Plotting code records
----

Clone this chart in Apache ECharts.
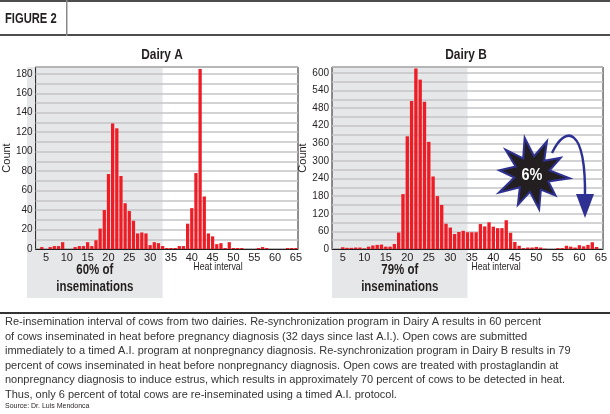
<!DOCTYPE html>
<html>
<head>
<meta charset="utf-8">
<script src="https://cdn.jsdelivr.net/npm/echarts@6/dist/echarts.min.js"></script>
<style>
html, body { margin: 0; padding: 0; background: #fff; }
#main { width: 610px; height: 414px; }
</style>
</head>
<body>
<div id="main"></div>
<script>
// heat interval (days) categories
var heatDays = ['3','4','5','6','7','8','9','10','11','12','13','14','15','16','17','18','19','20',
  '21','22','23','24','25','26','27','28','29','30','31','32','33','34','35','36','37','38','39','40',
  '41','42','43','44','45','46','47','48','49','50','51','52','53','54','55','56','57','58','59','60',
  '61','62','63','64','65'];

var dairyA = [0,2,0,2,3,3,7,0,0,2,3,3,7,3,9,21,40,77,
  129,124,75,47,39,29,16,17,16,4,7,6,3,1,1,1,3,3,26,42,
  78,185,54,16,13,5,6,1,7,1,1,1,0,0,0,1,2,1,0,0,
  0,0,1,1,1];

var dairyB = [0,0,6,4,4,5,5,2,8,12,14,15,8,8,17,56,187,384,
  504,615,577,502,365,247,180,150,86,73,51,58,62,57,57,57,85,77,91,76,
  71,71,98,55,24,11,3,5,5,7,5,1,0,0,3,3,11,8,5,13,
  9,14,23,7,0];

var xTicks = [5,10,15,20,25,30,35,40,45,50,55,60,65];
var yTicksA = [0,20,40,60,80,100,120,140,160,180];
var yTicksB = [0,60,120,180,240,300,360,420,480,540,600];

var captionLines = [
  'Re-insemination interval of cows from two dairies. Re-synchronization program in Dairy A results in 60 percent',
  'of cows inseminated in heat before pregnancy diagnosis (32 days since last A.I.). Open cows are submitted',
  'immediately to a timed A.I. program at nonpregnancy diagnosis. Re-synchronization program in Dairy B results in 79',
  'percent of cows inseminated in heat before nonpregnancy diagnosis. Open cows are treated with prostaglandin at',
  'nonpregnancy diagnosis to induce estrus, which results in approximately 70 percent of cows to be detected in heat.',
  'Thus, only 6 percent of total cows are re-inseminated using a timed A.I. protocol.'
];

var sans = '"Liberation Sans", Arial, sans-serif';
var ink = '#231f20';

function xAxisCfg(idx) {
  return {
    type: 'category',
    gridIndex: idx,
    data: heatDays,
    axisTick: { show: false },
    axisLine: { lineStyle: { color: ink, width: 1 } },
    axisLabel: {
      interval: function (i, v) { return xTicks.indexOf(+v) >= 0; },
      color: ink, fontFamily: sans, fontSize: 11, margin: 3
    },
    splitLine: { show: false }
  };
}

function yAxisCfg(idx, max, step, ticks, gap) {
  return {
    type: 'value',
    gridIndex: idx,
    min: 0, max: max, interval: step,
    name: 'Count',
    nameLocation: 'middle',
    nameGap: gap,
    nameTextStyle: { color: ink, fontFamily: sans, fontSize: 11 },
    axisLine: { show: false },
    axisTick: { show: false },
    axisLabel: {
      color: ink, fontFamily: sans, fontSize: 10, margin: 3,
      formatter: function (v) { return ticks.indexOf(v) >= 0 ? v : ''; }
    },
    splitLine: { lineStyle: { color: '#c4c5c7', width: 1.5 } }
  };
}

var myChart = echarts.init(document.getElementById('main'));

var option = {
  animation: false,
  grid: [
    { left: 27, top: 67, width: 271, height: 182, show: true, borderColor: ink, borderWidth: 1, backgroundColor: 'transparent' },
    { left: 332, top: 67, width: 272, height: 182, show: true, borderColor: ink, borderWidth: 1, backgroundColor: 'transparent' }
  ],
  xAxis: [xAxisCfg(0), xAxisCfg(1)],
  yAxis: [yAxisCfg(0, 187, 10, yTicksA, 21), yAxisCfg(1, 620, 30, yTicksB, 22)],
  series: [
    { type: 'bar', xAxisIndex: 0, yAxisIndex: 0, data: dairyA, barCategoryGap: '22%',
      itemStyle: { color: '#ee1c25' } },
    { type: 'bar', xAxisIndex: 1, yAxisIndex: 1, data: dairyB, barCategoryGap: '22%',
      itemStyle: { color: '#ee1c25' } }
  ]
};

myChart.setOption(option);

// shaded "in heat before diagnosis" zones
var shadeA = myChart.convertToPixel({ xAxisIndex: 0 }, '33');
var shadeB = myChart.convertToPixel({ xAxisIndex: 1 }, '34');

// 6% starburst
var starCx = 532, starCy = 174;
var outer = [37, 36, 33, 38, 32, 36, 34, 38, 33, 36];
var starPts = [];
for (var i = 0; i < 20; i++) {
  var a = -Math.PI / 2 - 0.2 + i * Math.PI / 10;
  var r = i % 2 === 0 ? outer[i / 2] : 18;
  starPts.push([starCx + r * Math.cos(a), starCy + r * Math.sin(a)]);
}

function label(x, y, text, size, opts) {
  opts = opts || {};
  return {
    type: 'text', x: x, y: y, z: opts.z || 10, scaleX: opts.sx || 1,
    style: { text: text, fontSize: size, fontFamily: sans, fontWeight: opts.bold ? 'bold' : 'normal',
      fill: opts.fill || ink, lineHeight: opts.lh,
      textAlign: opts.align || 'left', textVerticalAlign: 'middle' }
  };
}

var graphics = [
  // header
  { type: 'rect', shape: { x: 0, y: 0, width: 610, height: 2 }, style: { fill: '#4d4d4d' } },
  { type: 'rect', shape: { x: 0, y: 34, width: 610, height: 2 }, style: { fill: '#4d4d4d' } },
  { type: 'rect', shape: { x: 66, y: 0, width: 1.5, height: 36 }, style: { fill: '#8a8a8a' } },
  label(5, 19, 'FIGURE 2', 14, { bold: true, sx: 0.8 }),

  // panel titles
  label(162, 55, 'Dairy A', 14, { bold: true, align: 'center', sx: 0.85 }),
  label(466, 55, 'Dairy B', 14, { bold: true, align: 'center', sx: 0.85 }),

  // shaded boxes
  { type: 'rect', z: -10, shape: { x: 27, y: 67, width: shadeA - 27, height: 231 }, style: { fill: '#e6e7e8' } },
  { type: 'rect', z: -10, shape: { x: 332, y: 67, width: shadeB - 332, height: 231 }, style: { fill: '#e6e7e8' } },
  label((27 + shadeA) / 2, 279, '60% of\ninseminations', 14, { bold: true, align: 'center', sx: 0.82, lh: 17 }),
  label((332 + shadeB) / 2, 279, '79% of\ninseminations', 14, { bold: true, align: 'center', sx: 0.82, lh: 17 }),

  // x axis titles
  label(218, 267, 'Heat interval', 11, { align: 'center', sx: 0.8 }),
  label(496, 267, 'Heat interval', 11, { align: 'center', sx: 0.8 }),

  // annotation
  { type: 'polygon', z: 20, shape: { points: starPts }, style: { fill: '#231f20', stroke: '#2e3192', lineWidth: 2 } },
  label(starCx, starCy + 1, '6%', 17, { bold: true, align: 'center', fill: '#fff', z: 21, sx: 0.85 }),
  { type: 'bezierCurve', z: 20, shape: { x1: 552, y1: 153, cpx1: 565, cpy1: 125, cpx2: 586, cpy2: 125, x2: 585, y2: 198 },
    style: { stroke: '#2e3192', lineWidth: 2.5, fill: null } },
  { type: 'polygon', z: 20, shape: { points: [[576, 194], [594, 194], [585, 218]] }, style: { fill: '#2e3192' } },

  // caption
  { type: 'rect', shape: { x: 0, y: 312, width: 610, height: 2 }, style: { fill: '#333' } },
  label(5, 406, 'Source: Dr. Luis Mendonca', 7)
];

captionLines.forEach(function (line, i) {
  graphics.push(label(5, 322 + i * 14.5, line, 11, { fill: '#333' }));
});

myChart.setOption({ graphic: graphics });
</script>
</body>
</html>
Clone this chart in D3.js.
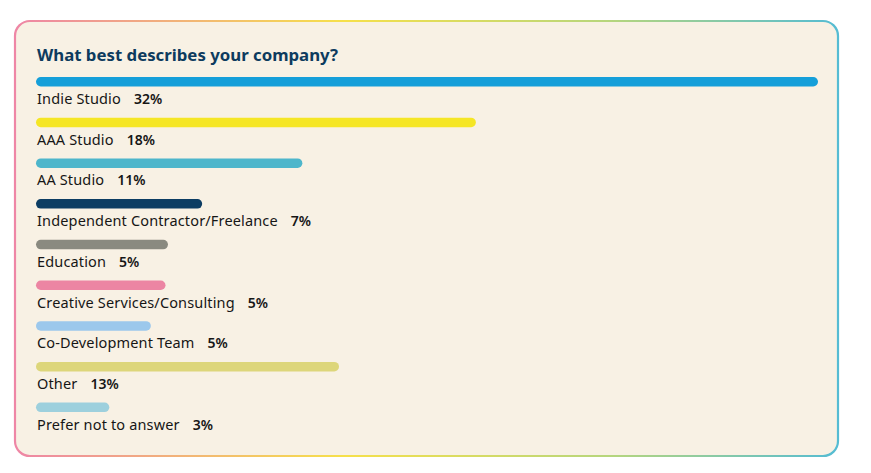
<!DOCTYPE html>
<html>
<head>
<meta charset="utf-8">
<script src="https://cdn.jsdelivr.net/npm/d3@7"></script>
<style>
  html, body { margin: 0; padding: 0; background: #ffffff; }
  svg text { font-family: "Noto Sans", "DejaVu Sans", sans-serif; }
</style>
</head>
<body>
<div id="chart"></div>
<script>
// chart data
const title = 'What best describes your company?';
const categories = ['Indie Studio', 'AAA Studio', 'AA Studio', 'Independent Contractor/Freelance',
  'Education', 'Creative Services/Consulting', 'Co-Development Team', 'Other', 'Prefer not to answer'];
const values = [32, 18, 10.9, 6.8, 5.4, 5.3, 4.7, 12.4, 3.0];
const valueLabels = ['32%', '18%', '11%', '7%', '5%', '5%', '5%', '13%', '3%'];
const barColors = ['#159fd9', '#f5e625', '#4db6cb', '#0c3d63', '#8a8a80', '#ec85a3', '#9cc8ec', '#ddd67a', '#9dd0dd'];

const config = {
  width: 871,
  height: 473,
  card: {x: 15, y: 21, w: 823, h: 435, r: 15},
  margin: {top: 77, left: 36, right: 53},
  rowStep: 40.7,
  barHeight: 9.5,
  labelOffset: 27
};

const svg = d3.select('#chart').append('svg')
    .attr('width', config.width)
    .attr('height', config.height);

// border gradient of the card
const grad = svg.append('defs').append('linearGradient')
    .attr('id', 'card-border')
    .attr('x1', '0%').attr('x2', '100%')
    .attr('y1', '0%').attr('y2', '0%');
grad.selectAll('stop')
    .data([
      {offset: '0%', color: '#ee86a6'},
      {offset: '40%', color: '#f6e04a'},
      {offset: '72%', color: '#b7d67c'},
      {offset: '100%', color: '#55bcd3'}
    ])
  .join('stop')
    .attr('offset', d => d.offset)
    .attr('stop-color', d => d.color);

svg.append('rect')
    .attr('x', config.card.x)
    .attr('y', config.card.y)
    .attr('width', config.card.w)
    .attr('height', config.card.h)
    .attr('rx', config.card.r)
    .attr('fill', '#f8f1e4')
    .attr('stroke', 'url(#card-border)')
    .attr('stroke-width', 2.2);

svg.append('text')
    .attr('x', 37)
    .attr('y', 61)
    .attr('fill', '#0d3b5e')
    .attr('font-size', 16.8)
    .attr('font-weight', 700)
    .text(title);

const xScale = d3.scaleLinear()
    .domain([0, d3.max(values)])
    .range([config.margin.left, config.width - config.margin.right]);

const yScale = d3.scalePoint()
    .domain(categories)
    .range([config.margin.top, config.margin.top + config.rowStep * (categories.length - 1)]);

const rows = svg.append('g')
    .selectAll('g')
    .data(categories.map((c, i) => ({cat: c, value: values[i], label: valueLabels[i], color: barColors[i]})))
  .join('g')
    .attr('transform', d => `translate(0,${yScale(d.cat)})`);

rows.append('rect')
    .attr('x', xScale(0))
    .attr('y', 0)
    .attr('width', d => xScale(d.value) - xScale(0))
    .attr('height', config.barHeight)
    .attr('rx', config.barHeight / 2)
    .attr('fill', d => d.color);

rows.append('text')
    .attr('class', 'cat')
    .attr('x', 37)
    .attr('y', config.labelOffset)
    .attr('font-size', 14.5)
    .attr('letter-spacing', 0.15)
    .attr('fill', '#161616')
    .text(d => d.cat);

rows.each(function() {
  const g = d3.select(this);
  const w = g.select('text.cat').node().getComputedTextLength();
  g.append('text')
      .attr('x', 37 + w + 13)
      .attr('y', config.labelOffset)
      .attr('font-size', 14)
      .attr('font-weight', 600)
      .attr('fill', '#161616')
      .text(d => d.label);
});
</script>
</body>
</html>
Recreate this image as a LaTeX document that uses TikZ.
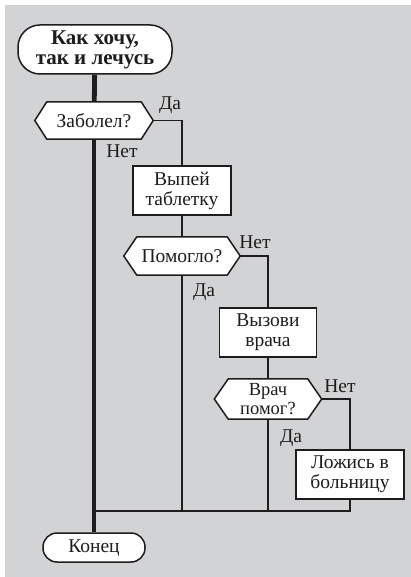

----

What the task requires: Check each line of the records for "document" and copy the ones that contain it.

Exercise response:
var myChart = echarts.init(document.getElementById('main'));
Recreate this image as a LaTeX document that uses TikZ.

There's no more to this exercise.